Тщательно подбирая слова, отвечает Салтыков на «вопросные пункты» и даже уточняет свои показания на следующий день.
Да, он знал Петрашевского, который тоже учился в Царскосельском лицее, только на старшем курсе; бывал по выходе из лицея на заведенных у Петрашевского «пятницах», но библиотекой, составлявшейся по предложению Петрашевского, почти не пользовался и сами сборища в конце 1845 или в начале следующего года посещать перестал. Если же Петрашевский и высказывал какие-либо ложные идеи, то скорее по удали и молодечеству.
Ах, Михаил Васильевич, Михаил Васильевич!

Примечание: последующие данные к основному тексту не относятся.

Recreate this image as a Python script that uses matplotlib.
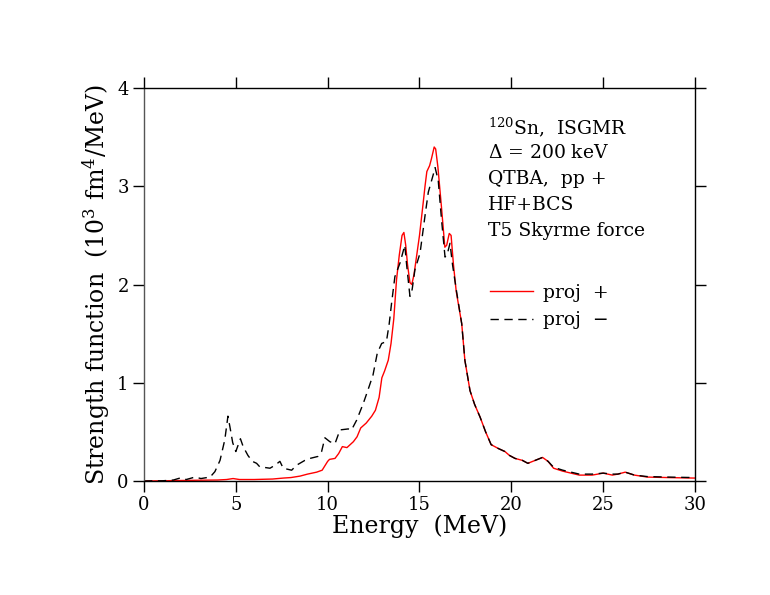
import matplotlib
matplotlib.use('Agg')
import matplotlib.pyplot as plt
import numpy as np

# strength function, 120Sn ISGMR, proj + (red)
e_plus = [0.0, 1.0, 2.0, 3.0, 4.0, 4.5, 4.85, 5.2, 6.0, 7.0, 7.6, 8.0, 8.5, 8.9,
          9.4, 9.7, 10.0, 10.1, 10.4, 10.6, 10.8, 11.05, 11.4, 11.6, 11.8, 12.1,
          12.4, 12.6, 12.8, 12.95, 13.1, 13.3, 13.45, 13.6, 13.75, 13.9, 14.05,
          14.15, 14.25, 14.35, 14.48, 14.58, 14.7, 14.85, 15.0, 15.2, 15.3, 15.4,
          15.55, 15.65, 15.8, 15.88, 16.0, 16.2, 16.38, 16.48, 16.62, 16.72, 16.85,
          17.0, 17.3, 17.47, 17.75, 18.0, 18.3, 18.6, 18.9, 19.3, 19.65, 19.9,
          20.2, 20.6, 20.9, 21.3, 21.7, 22.0, 22.3, 22.8, 23.7, 24.4, 25.0, 25.5,
          25.8, 26.2, 26.7, 27.4, 28.5, 29.9, 30.0]
s_plus = [0.0, 0.002, 0.005, 0.008, 0.01, 0.015, 0.025, 0.015, 0.015, 0.02, 0.03,
          0.035, 0.05, 0.07, 0.09, 0.11, 0.2, 0.22, 0.23, 0.28, 0.35, 0.34, 0.40,
          0.45, 0.54, 0.59, 0.66, 0.72, 0.85, 1.05, 1.12, 1.23, 1.4, 1.65, 2.05,
          2.3, 2.5, 2.53, 2.4, 2.2, 2.02, 2.0, 2.1, 2.3, 2.5, 2.83, 3.0, 3.15,
          3.21, 3.28, 3.40, 3.38, 3.2, 2.78, 2.38, 2.4, 2.52, 2.5, 2.2, 1.93, 1.6,
          1.23, 0.92, 0.78, 0.65, 0.5, 0.37, 0.33, 0.30, 0.26, 0.23, 0.21, 0.18,
          0.21, 0.24, 0.2, 0.13, 0.1, 0.06, 0.06, 0.08, 0.06, 0.07, 0.09, 0.06,
          0.04, 0.035, 0.03, 0.03]

# proj - (black dashed)
e_minus = [0.0, 1.0, 1.6, 1.96, 2.3, 2.78, 3.1, 3.6, 3.86, 4.14, 4.4, 4.57, 4.68,
           4.83, 5.0, 5.25, 5.4, 5.66, 5.9, 6.13, 6.3, 6.86, 7.13, 7.4, 7.58, 8.04,
           8.3, 8.76, 9.04, 9.47, 9.67, 9.85, 10.12, 10.4, 10.67, 11.12, 11.3,
           11.58, 11.94, 12.2, 12.47, 12.7, 12.94, 13.2, 13.35, 13.48, 13.66,
           13.94, 14.2, 14.3, 14.48, 14.6, 14.75, 15.03, 15.3, 15.48, 15.75, 15.85,
           16.02, 16.2, 16.39, 16.5, 16.66, 16.8, 17.0, 17.3, 17.47, 17.75, 18.0,
           18.3, 18.6, 18.9, 19.3, 19.65, 19.9, 20.2, 20.6, 20.9, 21.3, 21.7, 22.0,
           22.3, 22.8, 23.7, 24.4, 25.0, 25.5, 25.8, 26.2, 26.7, 27.4, 28.5, 29.9,
           30.0]
s_minus = [0.0, 0.002, 0.01, 0.03, 0.015, 0.04, 0.025, 0.04, 0.095, 0.21, 0.42,
           0.66, 0.55, 0.39, 0.30, 0.43, 0.35, 0.26, 0.2, 0.18, 0.145, 0.13, 0.16,
           0.2, 0.13, 0.11, 0.16, 0.21, 0.23, 0.25, 0.30, 0.44, 0.40, 0.38, 0.52,
           0.53, 0.52, 0.62, 0.79, 0.93, 1.08, 1.3, 1.4, 1.42, 1.6, 1.81, 2.08,
           2.22, 2.4, 2.2, 1.88, 1.95, 2.15, 2.32, 2.7, 2.94, 3.12, 3.19, 3.06,
           2.66, 2.28, 2.3, 2.42, 2.2, 1.95, 1.6, 1.23, 0.92, 0.78, 0.65, 0.5,
           0.37, 0.33, 0.30, 0.26, 0.23, 0.21, 0.18, 0.21, 0.24, 0.2, 0.14, 0.11,
           0.07, 0.07, 0.08, 0.07, 0.07, 0.09, 0.06, 0.045, 0.04, 0.035, 0.035]

info = [r'$^{120}$Sn,  ISGMR', r'$\Delta$ = 200 keV', 'QTBA,  pp +', 'HF+BCS',
        'T5 Skyrme force']

plt.rcParams['font.family'] = ['DejaVu Serif']
plt.rcParams['mathtext.fontset'] = 'dejavuserif'

fig = plt.figure(figsize=(7.7, 5.95), dpi=100)
ax = fig.add_axes([0.187, 0.1916, 0.7156, 0.6604])

ax.plot(e_plus, s_plus, color='red', lw=1.0, label='proj  +')
ax.plot(e_minus, s_minus, color='black', lw=1.0, dashes=(6, 4), label='proj  \u2212')

ax.set_xlim(0, 30)
ax.set_ylim(0, 4)
ax.set_xticks(np.arange(0, 31, 5))
ax.set_yticks(np.arange(0, 5, 1))
ax.tick_params(direction='out', length=8, width=1, labelsize=13,
               top=True, right=True, pad=3)
for sp in ax.spines.values():
    sp.set_linewidth(1.0)
ax.spines['left'].set_color('#555555')

ax.set_xlabel('Energy  (MeV)', fontsize=17, labelpad=0)
ax.set_ylabel(r'Strength function  (10$^3$ fm$^4$/MeV)', fontsize=17, labelpad=4)

for i, t in enumerate(info):
    ax.text(0.624, 0.9 - i * 0.066, t, transform=ax.transAxes, fontsize=13.5,
            va='center', ha='left')

ax.legend(loc='upper left', bbox_to_anchor=(0.598, 0.545), frameon=False,
          fontsize=13.5, handlelength=2.3, handletextpad=0.5, labelspacing=0.5)

fig.savefig('out.png', dpi=100)
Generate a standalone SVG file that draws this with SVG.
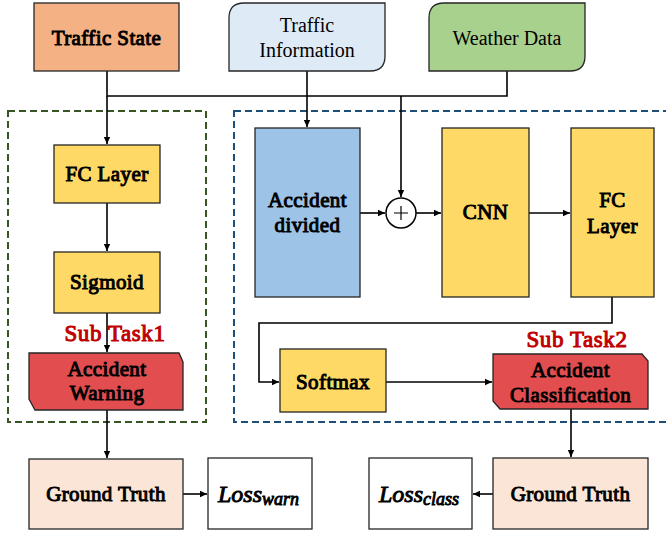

Таких ли ты слов заслуживал, друг ты мой, хоть и верно, давно разошлись мы!
Будь дуббельтовские подручные повнимательней, полистай они преступное сочинение «Запутанное дело», могли бы они, как с ножом к горлу, пристать с новыми вопросами:
— А чем вдохновлялся автор, рисуя кандидата философии Вольфганга Беобахтера, предлагающего снести «прочь все, прррочь»? Разумеется, мы принимаем во внимание, что сочинитель относится иронически и к Беобахтеру и к его постоянному оппоненту, «недорослю из дворян», поэту Алексису Звонскому, который, размышляя о любви к человечеству, «облизывал себе губы, как будто после вкусного и жирного обеда». Но не навеяны ли эти места повести какими-то несогласиями с участниками «пятниц» Петрашевского по вопросам, о которых вы почему-то не захотели нам откровенно сообщить?